Re-making Superheroes (for Wed, in class)

Prompt 1: Reflect on Yang and Liew’s attempt to fashion an origin story for the Green Turtle. What are the specific details they added that stood out to you and why are they significant? What do you think Yang and Liew are trying to accomplish by re-visioning this ambiguous and obscure superhero as a specifically Asian American hero?


Prompt 2: What do you think about superheroes (even popular figures like Spiderman, Batman, The Flash, etc.) being re-imagined in ways that emphasize their racial, ethnic, or gender background? What is at stake in this process?

Drawing Connections with Ink (for Wed. 09/30)

Prompt #1: What does Ink have to do with science and/or speculative fiction? What are the science fictional/ speculative elements of the text? And what is their significance within the novel? Thinking back further, how might Ink be an example of what Walidah Imarisha describes as “visionary fiction”?

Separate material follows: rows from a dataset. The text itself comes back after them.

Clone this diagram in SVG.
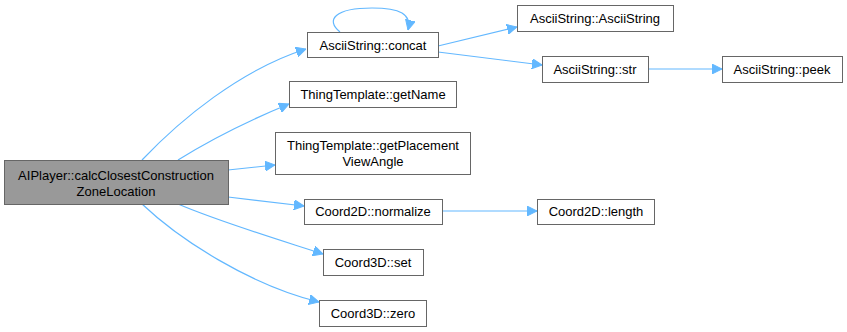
<svg xmlns="http://www.w3.org/2000/svg" width="847" height="332" viewBox="0 0 847 332">
<style>
  .node rect { fill: #ffffff; stroke: #666666; stroke-width: 1; }
  .node.root rect { fill: #999999; }
  .node text { font-family: "Liberation Sans", Arial, sans-serif; font-size: 13px; fill: #000000; text-anchor: middle; }
  .edges path { fill: none; stroke: #63b8ff; stroke-width: 1.2; }
</style>
<defs>
  <marker id="arrow" viewBox="0 0 10 10" refX="10" refY="5" markerWidth="10" markerHeight="10" markerUnits="userSpaceOnUse" orient="auto">
    <path d="M0,0 L10,5 L0,10 z" fill="#63b8ff" stroke="#63b8ff"/>
  </marker>
</defs>

<g class="edges">
  <path d="M142,160 C180,120 240,70 306,49" marker-end="url(#arrow)"/>
  <path d="M178,160 C210,140 250,120 289,104" marker-end="url(#arrow)"/>
  <path d="M228,170 L275,165" marker-end="url(#arrow)"/>
  <path d="M228,197 L304,206" marker-end="url(#arrow)"/>
  <path d="M178,204 C220,222 280,240 323,254" marker-end="url(#arrow)"/>
  <path d="M142,204 C180,240 250,285 319,302" marker-end="url(#arrow)"/>
  <path d="M340,32 C325,20 335,8 372,8 C400,8 412,14 408,30" marker-end="url(#arrow)"/>
  <path d="M438,46 L517,27" marker-end="url(#arrow)"/>
  <path d="M438,52 L542,65" marker-end="url(#arrow)"/>
  <path d="M648,69 L722,69" marker-end="url(#arrow)"/>
  <path d="M442,211 L537,211" marker-end="url(#arrow)"/>
</g>

<g id="node-root" class="node root">
  <rect x="4.5" y="160.5" width="224" height="44"/>
  <text x="116" y="180">AIPlayer::calcClosestConstruction</text>
  <text x="116" y="196">ZoneLocation</text>
</g>
<g id="node-concat" class="node">
  <rect x="307.5" y="32.5" width="131" height="25"/>
  <text x="373" y="50">AsciiString::concat</text>
</g>
<g id="node-getname" class="node">
  <rect x="289.5" y="81.5" width="167" height="26"/>
  <text x="373" y="99">ThingTemplate::getName</text>
</g>
<g id="node-placement" class="node">
  <rect x="275.5" y="132.5" width="195" height="42"/>
  <text x="373" y="150">ThingTemplate::getPlacement</text>
  <text x="373" y="166">ViewAngle</text>
</g>
<g id="node-normalize" class="node">
  <rect x="304.5" y="199.5" width="138" height="25"/>
  <text x="373" y="216">Coord2D::normalize</text>
</g>
<g id="node-set" class="node">
  <rect x="323.5" y="249.5" width="100" height="26"/>
  <text x="373" y="267">Coord3D::set</text>
</g>
<g id="node-zero" class="node">
  <rect x="319.5" y="300.5" width="107" height="26"/>
  <text x="373" y="318">Coord3D::zero</text>
</g>
<g id="node-asciistring" class="node">
  <rect x="517.5" y="5.5" width="156" height="26"/>
  <text x="595" y="23">AsciiString::AsciiString</text>
</g>
<g id="node-str" class="node">
  <rect x="542.5" y="56.5" width="106" height="26"/>
  <text x="595" y="74">AsciiString::str</text>
</g>
<g id="node-peek" class="node">
  <rect x="722.5" y="56.5" width="120" height="26"/>
  <text x="782" y="74">AsciiString::peek</text>
</g>
<g id="node-length" class="node">
  <rect x="537.5" y="199.5" width="117" height="25"/>
  <text x="596" y="216">Coord2D::length</text>
</g>
</svg>
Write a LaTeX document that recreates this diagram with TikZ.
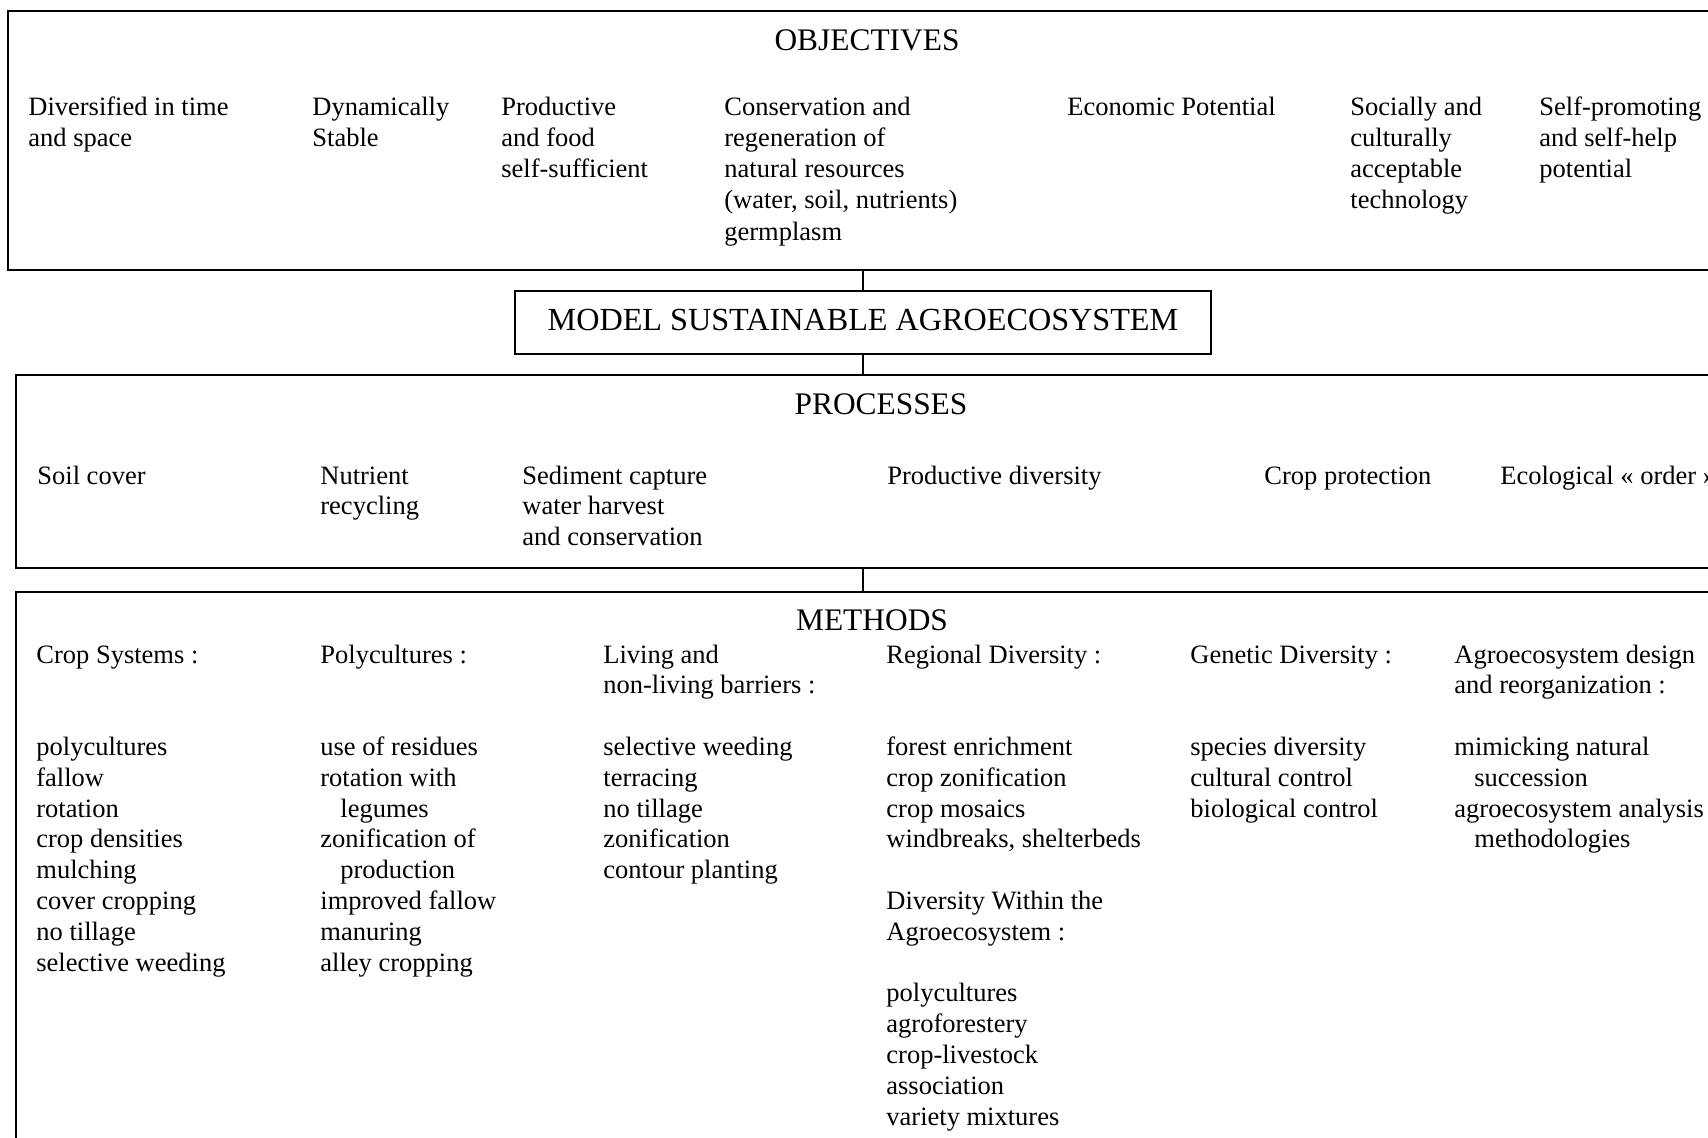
\documentclass[tikz,border=0pt]{standalone}
\usepackage{fontspec}
\setmainfont{Liberation Serif}
% left-aligned block of lines whose baseline is the first line
\newcommand\colstack[1]{\begin{tabular}[t]{@{}l@{}}#1\end{tabular}}
\newcommand\ind{\hspace*{10pt}}
\begin{document}
\begin{tikzpicture}[x=0.5pt,y=-0.5pt,
  frame/.style={draw, line width=1pt, rectangle, inner sep=0pt, anchor=north west},
  heading/.style={anchor=base, inner sep=0pt, font=\fontsize{15.7pt}{18pt}\selectfont},
  entry/.style={anchor=base west, inner sep=0pt, font=\fontsize{13.25pt}{15.4pt}\selectfont},
  wide entry/.style={entry, font=\fontsize{13.25pt}{15.65pt}\selectfont},
  link/.style={line width=1pt}]
\useasboundingbox (0,0) rectangle (1708,1137);
\clip (0,0) rectangle (1708,1137);
\fill[white] (0,0) rectangle (1708,1137);

% ---- frames ----
\node[frame, minimum width=861.5pt, minimum height=129.5pt] (obj) at (7,10) {};
\node[draw, line width=1pt, rectangle, inner sep=0pt, minimum width=348pt, minimum height=31.5pt,
      text depth=2.2pt, font=\fontsize{16.1pt}{19pt}\selectfont] (model) at (863,322.5) {MODEL SUSTAINABLE AGROECOSYSTEM};
\node[frame, minimum width=857.5pt, minimum height=96.5pt] (proc) at (15,374) {};
\node[frame, minimum width=857.5pt, minimum height=290pt] (meth) at (15,591) {};

% ---- connectors ----
\draw[link] (obj.south -| model.north) -- (model.north);
\draw[link] (model.south) -- (model.south |- proc.north);
\draw[link] (proc.south -| model.south) -- (model.south |- meth.north);

% ---- objectives ----
\node[heading] (objT) at (867,50) {OBJECTIVES};
\node[wide entry] (o1) at (28,115) {\colstack{Diversified in time\\and space}};
\node[wide entry] (o2) at (312,115) {\colstack{Dynamically\\Stable}};
\node[wide entry] (o3) at (501,115) {\colstack{Productive\\and food\\self-sufficient}};
\node[wide entry] (o4) at (724,115) {\colstack{Conservation and\\regeneration of\\natural resources\\(water, soil, nutrients)\\germplasm}};
\node[wide entry] (o5) at (1067,115) {Economic Potential};
\node[wide entry] (o6) at (1350,115) {\colstack{Socially and\\culturally\\acceptable\\technology}};
\node[wide entry] (o7) at (1539,115) {\colstack{Self-promoting\\and self-help\\potential}};

% ---- processes ----
\node[heading] (procT) at (881,414) {PROCESSES};
\node[entry] (p1) at (37,484) {Soil cover};
\node[entry] (p2) at (320,484) {\colstack{Nutrient\\recycling}};
\node[entry] (p3) at (522,484) {\colstack{Sediment capture\\water harvest\\and conservation}};
\node[entry] (p4) at (887,484) {Productive diversity};
\node[entry] (p5) at (1264,484) {Crop protection};
\node[entry] (p6) at (1500,484) {Ecological « order »};

% ---- methods ----
\node[heading] (methT) at (872,630) {METHODS};
\node[entry] (m1) at (36,663) {\colstack{Crop Systems :\\ \\ \\polycultures\\fallow\\rotation\\crop densities\\mulching\\cover cropping\\no tillage\\selective weeding}};
\node[entry] (m2) at (320,663) {\colstack{Polycultures :\\ \\ \\use of residues\\rotation with\\\ind legumes\\zonification of\\\ind production\\improved fallow\\manuring\\alley cropping}};
\node[entry] (m3) at (603,663) {\colstack{Living and\\non-living barriers :\\ \\selective weeding\\terracing\\no tillage\\zonification\\contour planting}};
\node[entry] (m4) at (886,663) {\colstack{Regional Diversity :\\ \\ \\forest enrichment\\crop zonification\\crop mosaics\\windbreaks, shelterbeds\\ \\Diversity Within the\\Agroecosystem :\\ \\polycultures\\agroforestery\\crop-livestock\\association\\variety mixtures}};
\node[entry] (m5) at (1190,663) {\colstack{Genetic Diversity :\\ \\ \\species diversity\\cultural control\\biological control}};
\node[entry] (m6) at (1454,663) {\colstack{Agroecosystem design\\and reorganization :\\ \\mimicking natural\\\ind succession\\agroecosystem analysis\\\ind methodologies}};
\end{tikzpicture}
\end{document}
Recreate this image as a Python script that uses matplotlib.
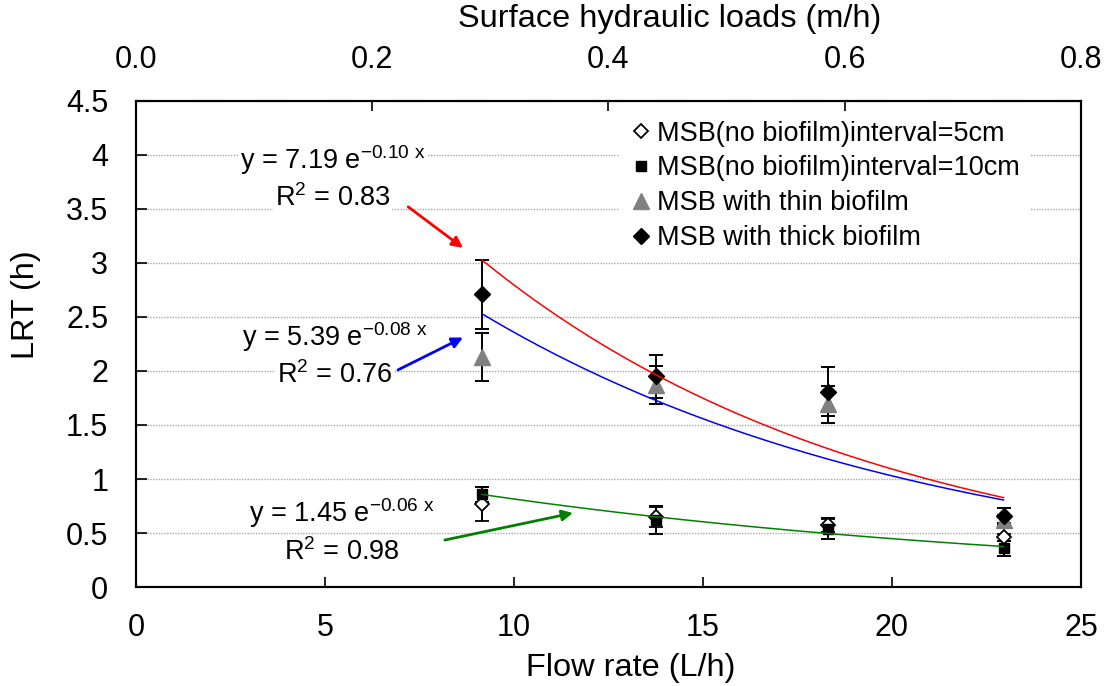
import numpy as np
import matplotlib.pyplot as plt

plt.rcParams['font.family'] = 'Liberation Sans'
plt.rcParams['mathtext.default'] = 'regular'
plt.rcParams['font.size'] = 19.5

# flow rate (L/h) and LRT (h)
flow = [9.15, 13.75, 18.3, 22.95]
nb5 = [0.77, 0.65, 0.57, 0.46]
nb5_err = [0.16, 0.09, 0.06, 0.03]
nb10 = [0.86, 0.62, 0.54, 0.36]
nb10_err = [0.07, 0.13, 0.10, 0.07]
thin = [2.13, 1.87, 1.69, 0.62]
thin_err = [0.22, 0.18, 0.17, 0.05]
thick = [2.71, 1.95, 1.81, 0.66]
thick_err = [0.32, 0.20, 0.23, 0.07]

labels = ['MSB(no biofilm)interval=5cm', 'MSB(no biofilm)interval=10cm',
          'MSB with thin biofilm', 'MSB with thick biofilm']
top_ticks = [0.0, 0.2, 0.4, 0.6, 0.8]

# trend line equations as printed on the chart
eq_a = ['7.19', '5.39', '1.45']
eq_b = ['-0.10', '-0.08', '-0.06']
eq_r2 = ['0.83', '0.76', '0.98']

tick_fs = 22
label_fs = 23.4

fig = plt.figure(figsize=(11.11, 6.86), dpi=100)
ax = fig.add_axes([0.1224, 0.1443, 0.8506, 0.7085])

eb = dict(ecolor='black', elinewidth=1.4, capsize=5, capthick=1.4, zorder=3)
ax.errorbar(flow, nb5, yerr=nb5_err, fmt='D', ms=7, mfc='white', mec='black',
            mew=1.3, label=labels[0], **eb)
ax.errorbar(flow, nb10, yerr=nb10_err, fmt='s', ms=7, color='black',
            label=labels[1], **eb)
ax.errorbar(flow, thin, yerr=thin_err, fmt='^', ms=12, color='#808080',
            label=labels[2], **eb)
ax.errorbar(flow, thick, yerr=thick_err, fmt='D', ms=8, color='black',
            label=labels[3], **eb)

# exponential trend lines fitted to the data
xs = np.linspace(flow[0], flow[-1], 200)
for series, col in [(thick, 'red'), (thin, 'blue'), (nb10, 'green')]:
    b, lna = np.polyfit(flow, np.log(series), 1)
    ax.plot(xs, np.exp(lna) * np.exp(b * xs), color=col, lw=1.1, zorder=4)

box = dict(facecolor='white', edgecolor='none', pad=1)
txt_pos = [(5.2, 3.95, 3.60), (5.25, 2.31, 1.96), (5.45, 0.685, 0.325)]
arrows = [((7.2, 3.52), (8.65, 3.14), 'red'),
          ((6.93, 2.01), (8.65, 2.31), 'blue'),
          ((8.17, 0.435), (11.56, 0.685), 'green')]
for i in range(3):
    x, y1, y2 = txt_pos[i]
    ax.text(x, y1, 'y = %s e$^{%s\\ x}$' % (eq_a[i], eq_b[i]), ha='center',
            va='center', bbox=box, zorder=5)
    ax.text(x, y2, 'R$^{2}$ = %s' % eq_r2[i], ha='center', va='center',
            bbox=box, zorder=5)
    start, end, col = arrows[i]
    ax.annotate('', xy=end, xytext=start,
                arrowprops=dict(arrowstyle='-|>', color=col, lw=2,
                                mutation_scale=16, shrinkA=0, shrinkB=0),
                zorder=5)

ax.set_xlim(0, 25)
ax.set_ylim(0, 4.5)
ax.set_xticks([0, 5, 10, 15, 20, 25])
ax.set_yticks(np.arange(0, 4.51, 0.5))
ax.set_yticklabels(['0', '0.5', '1', '1.5', '2', '2.5', '3', '3.5', '4', '4.5'])
ax.tick_params(axis='x', direction='in', length=7, width=1.2, pad=19,
               labelsize=tick_fs)
ax.tick_params(axis='y', direction='in', length=8, width=1.2, pad=20,
               labelsize=tick_fs)
ax.yaxis.grid(True, color='#a8a8a8', linestyle=(0, (1, 1)), lw=1)
ax.set_axisbelow(True)
for sp in ax.spines.values():
    sp.set_linewidth(1.5)

ax.set_xlabel('Flow rate (L/h)', va='center', fontsize=label_fs)
ax.xaxis.set_label_coords(0.524, -0.167)
ax.set_ylabel('LRT (h)', va='center', fontsize=label_fs)
ax.yaxis.set_label_coords(-0.116, 0.58)

# legend shows the markers only, without error bars
handles, _ = ax.get_legend_handles_labels()
handles = [h[0] for h in handles]
leg = ax.legend(handles, labels, loc='upper left',
                bbox_to_anchor=(0.511, 0.982),
                borderaxespad=0, borderpad=0.4, handlelength=0.8,
                handletextpad=0.2, labelspacing=0.33, frameon=True,
                fancybox=False, framealpha=1, edgecolor='none')
leg.set_zorder(6)

ax2 = ax.twiny()
ax2.set_xlim(0, 0.8)
ax2.set_xticks(top_ticks)
ax2.set_xticklabels(['%.1f' % t for t in top_ticks])
ax2.tick_params(axis='x', direction='in', length=7, width=1.2, pad=19,
                labelsize=tick_fs)
ax2.set_xlabel('Surface hydraulic loads (m/h)', va='center', fontsize=label_fs)
ax2.xaxis.set_label_coords(0.565, 1.169)
for sp in ax2.spines.values():
    sp.set_linewidth(1.5)

fig.savefig('out.png', dpi=100)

Prompt #2: Relate Ink to one of the texts we have read this semester. What kinds of connections do you see between Ink and this other text? Are there related themes or overarching issues or concerns? Do you see similarities between some of the characters in Ink and a figure from another reading? How and why?

On Visionary Fiction (for Wed. 09/09)

“Visionary fiction” is a term we developed to distinguish science fiction that has relevance toward building new, freer worlds from the mainstream strain of science fiction, which most often reinforces dominant narratives of power. Visionary fiction encompasses all of the fantastic, with the arc always bending towards justice. We believe this space is vital for any process of decolonization, because the decolonization of the imagination is the most dangerous and subversive form there is: for it is where all other forms of decolonization are born. Once the imagination is unshackled, liberation is limitless.

-Walidah Imarisha, “Introduction” to Octavia’s Brood

Prompt: How does the idea of “visionary fiction” relate to the ways in which you have been thinking about science and speculative fiction as a genre? What details from the stories we have read so far allow you to approach and understand these texts as examples of visionary fiction (or not)?

*If you have other thoughts or questions about visionary fiction that we did not get to discuss in class- feel free to share them in the comments!